Hierarchical porous channels and a well-modulated interface are two main parameters for electrode materials that can promote their energy storage performance by accelerating the electrolyte diffusion and realizing their strong coupling with electrolyte ions. Inspired by the COMSOL Multiphysics simulations and density functional theory calculations, we design B, N dual-doped, hierarchical porous carbon (BN-HPC) by pyrolyzing hierarchical porous zeolitic imidazolate framework-8 with boric acid.

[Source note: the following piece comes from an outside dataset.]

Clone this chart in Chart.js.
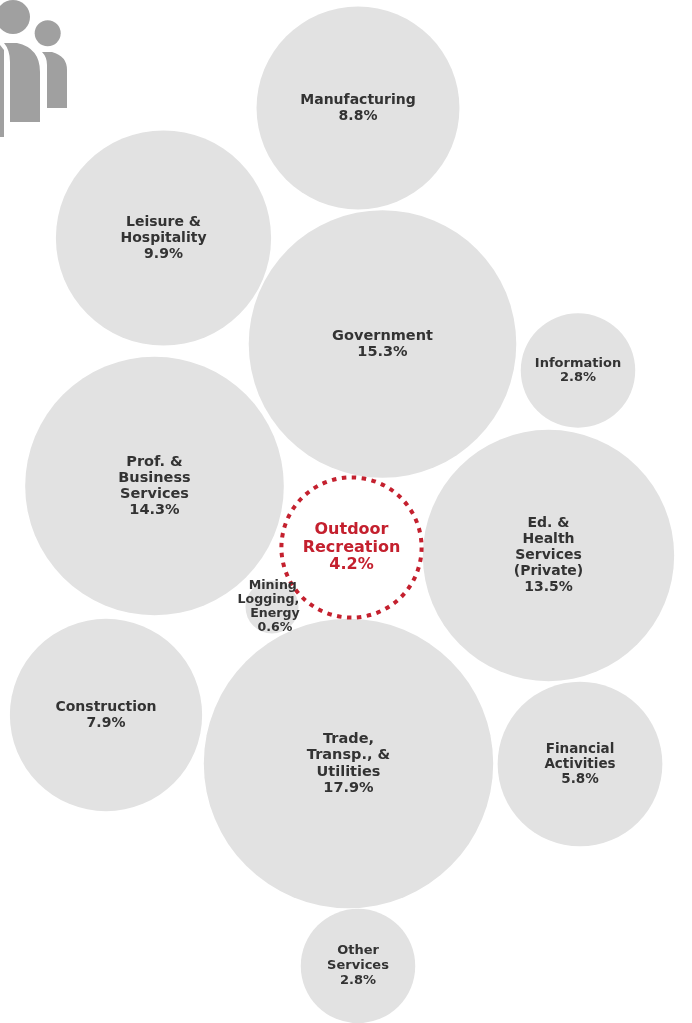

The resulted BN-HPC electrode achieves a high specific capacitance of 236.9 F g−1 at a current density of 1 A g−1 in 1 M H2SO4 electrolyte, which is further assembled into the BN-HPC//BN-HPC symmetric supercapacitor with a high energy density of 33.3 Wh kg−1 at a power density of 212.5 W kg−1. The excellent energy storage performance of the BN-HPC electrode is attributed to its hierarchical porous structure and bi-heteroatom (N and B) doped carbon surface with a low binding energy value of −2.77 eV. This work provides a general and fresh insight into the design of dodecahedral carbon by combining hierarchical porous structure and bi-heteroatom doping strategy that can be used for not only aqueous supercapacitors but also other energy storage devices.